A: Yes, but with caveats. The extension itself can be safe if paired with a hardware key (like a Ledger or similar) for signing critical transactions, and if you maintain strong operational security (no reuse of passwords, secure backups of seed phrases). The remaining risks are social engineering and transaction-decoding failures: always verify contract interactions and consider splitting exposure across wallets to limit blast radius.
Q: How does multi-chain support affect fees and transaction reliability?
A: Multi-chain support expands choice — you can execute on lower-fee layer-2s — but it also adds complexity. Different chains have different finality times, mempool behaviors, and gas-token models. Wallets that offer fee estimation tuned to each chain reduce failed transactions; those that use a single generic estimator increase the risk of underpaying or overpaying fees.
Q: What is the single most effective habit to reduce wallet risk?

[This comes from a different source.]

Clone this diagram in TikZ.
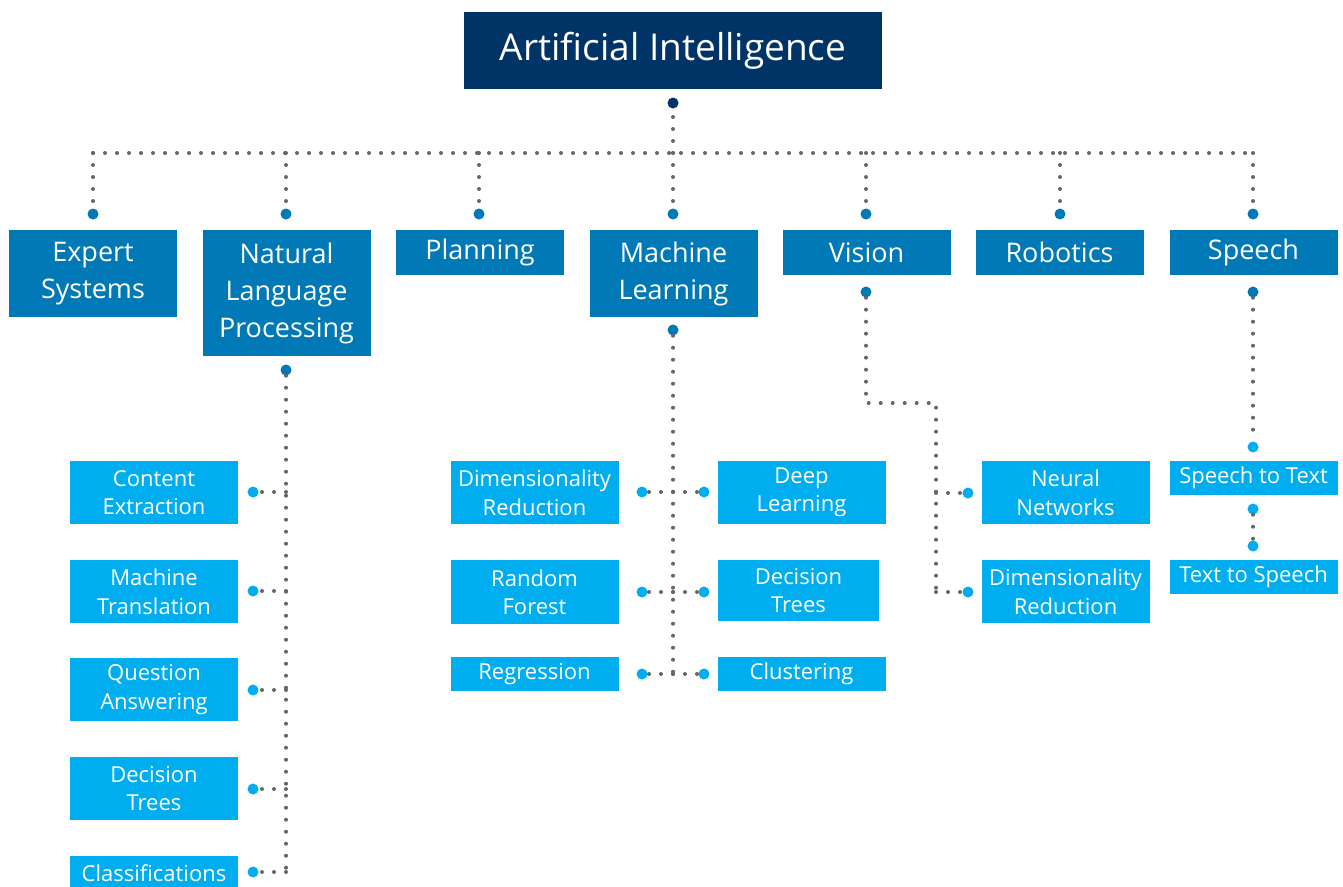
\documentclass[tikz,border=0pt]{standalone}
\usepackage{fontspec}
\setmainfont{Open Sans}
\definecolor{navy}{HTML}{003366}
\definecolor{midblue}{HTML}{0079B6}
\definecolor{skyblue}{HTML}{00AEEF}
\definecolor{dotgrey}{HTML}{666666}

\tikzset{
  aibox/.style={rectangle, fill=navy, text=white, inner sep=0pt, minimum width=418pt, minimum height=77pt, font=\fontsize{37}{44}\selectfont},
  topicbox/.style={rectangle, fill=midblue, text=white, inner sep=0pt, minimum width=168pt, align=center, font=\fontsize{27}{37}\selectfont},
  subbox/.style={rectangle, fill=skyblue, text=white, inner sep=0pt, minimum width=168pt, align=center, font=\fontsize{22}{28.5}\selectfont},
  hubdot/.style={circle, fill=navy, inner sep=0pt, minimum size=11pt},
  topdot/.style={circle, fill=midblue, inner sep=0pt, minimum size=11pt},
  subdot/.style={circle, fill=skyblue, inner sep=0pt, minimum size=11pt},
  link/.style={draw=dotgrey, line width=4pt, line cap=round, dash pattern=on 0pt off 12pt}
}

\begin{document}
\begin{tikzpicture}[x=1pt,y=-1pt]
\useasboundingbox (0,0) rectangle (1343,886);
% root
\node[aibox] (ai) at (673,50.5) {Artificial Intelligence};
\node[hubdot] (ai-d) at (673,103) {};
\coordinate (bus-w) at (93,153);
\coordinate (bus-e) at (1253,153);
% first level
\node[topicbox, minimum height=87pt] (es) at (93,273.5) {Expert\\Systems};
\node[topicbox, minimum height=126pt] (nlp) at (286.5,293) {Natural\\Language\\Processing};
\node[topicbox, minimum height=45pt] (pl) at (480,252.5) {Planning};
\node[topicbox, minimum height=87pt] (ml) at (673.5,273.5) {Machine\\Learning};
\node[topicbox, minimum height=45pt] (vi) at (866.5,252.5) {Vision};
\node[topicbox, minimum height=45pt] (ro) at (1059.5,252.5) {Robotics};
\node[topicbox, minimum height=45pt] (sp) at (1253.5,252.5) {Speech};
\node[topdot] (es-d) at (93,214) {};
\node[topdot] (nlp-d) at (286,214) {};
\node[topdot] (pl-d) at (479,214) {};
\node[topdot] (ml-d) at (673,214) {};
\node[topdot] (vi-d) at (866,214) {};
\node[topdot] (ro-d) at (1060,214) {};
\node[topdot] (sp-d) at (1253,214) {};
\draw[link] (ai-d |- bus-w) -- (ai-d);
\draw[link] (bus-w) -- (bus-e);
\foreach \t in {es,nlp,pl,ml,vi,ro,sp}
  \draw[link] (\t-d |- bus-w) -- (\t-d);
% natural language processing
\node[topdot] (nlp-o) at (286,370) {};
\node[subbox, minimum height=63pt] (ce) at (154,492.5) {Content\\Extraction};
\node[subbox, minimum height=63pt] (mt) at (154,591.5) {Machine\\Translation};
\node[subbox, minimum height=63pt] (qa) at (154,689.5) {Question\\Answering};
\node[subbox, minimum height=63pt] (dt1) at (154,788.5) {Decision\\Trees};
\node[subbox, minimum height=34pt] (cf) at (154,873) {Classifications};
\foreach \c/\y in {ce/492,mt/591,qa/690,dt1/789,cf/872}
  \node[subdot] (\c-d) at (253,\y) {};
\draw[link] (nlp-o) -- (nlp-o |- cf-d);
\foreach \c in {ce,mt,qa,dt1,cf}
  \draw[link] (nlp-o |- \c-d) -- (\c-d);
% machine learning
\node[topdot] (ml-o) at (673,330) {};
\node[subbox, minimum height=63pt] (dr1) at (534.5,492.5) {Dimensionality\\Reduction};
\node[subbox, minimum height=64pt] (rf) at (534.5,592) {Random\\Forest};
\node[subbox, minimum height=34pt] (rg) at (534.5,674) {Regression};
\node[subbox, minimum height=63pt] (dl) at (801.5,492.5) {Deep\\Learning};
\node[subbox, minimum height=61pt, minimum width=161pt] (dt2) at (798.5,590.5) {Decision\\Trees};
\node[subbox, minimum height=34pt] (cu) at (801.5,674) {Clustering};
\foreach \c/\y in {dr1/492,rf/592,rg/674}
  \node[subdot] (\c-d) at (642,\y) {};
\foreach \c/\y in {dl/492,dt2/592,cu/674}
  \node[subdot] (\c-d) at (704,\y) {};
\draw[link] (ml-o) -- (ml-o |- cu-d);
\foreach \c in {dr1,rf,rg,dl,dt2,cu}
  \draw[link] (ml-o |- \c-d) -- (\c-d);
% vision
\node[topdot] (vi-o) at (866,292) {};
\coordinate (vi-turn) at (936,403);
\node[subbox, minimum height=63pt] (nn) at (1065.5,492.5) {Neural\\Networks};
\node[subbox, minimum height=63pt] (dr2) at (1065.5,591.5) {Dimensionality\\Reduction};
\node[subdot] (nn-d) at (968,493) {};
\node[subdot] (dr2-d) at (968,592) {};
\draw[link] (vi-o) |- (vi-turn) -- (vi-turn |- dr2-d);
\foreach \c in {nn,dr2}
  \draw[link] (vi-turn |- \c-d) -- (\c-d);
% speech
\node[topdot] (sp-o) at (1253,292) {};
\node[subbox, minimum height=34pt] (st) at (1253.5,478) {Speech to Text};
\node[subbox, minimum height=34pt] (ts) at (1253.5,576.5) {Text to Speech};
\node[subdot] (st-i) at (1253,447) {};
\node[subdot] (st-o) at (1253,509) {};
\node[subdot] (ts-i) at (1253,546) {};
\draw[link] (sp-o) -- (st-i);
\draw[link] (st-o) -- (ts-i);
\end{tikzpicture}
\end{document}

A: Habitually review the transaction details your wallet shows before signing. Specifically, check the destination contract address, whether the action is an approval (and if so, whether it’s unlimited), and the network name/ID. This quick triage catches a large share of phishing and mistaken-approval attacks.
Q: Should US users prefer wallets that default to fewer networks?
A: There’s a sensible middle path. Defaults that favor safety — not auto-adding unknown chains or tokens — reduce accidental exposure. But overly restrictive defaults hinder legitimate use of newer chains. The pragmatic choice: use a wallet with safe defaults but that allows explicit, documented addition of networks when you need them.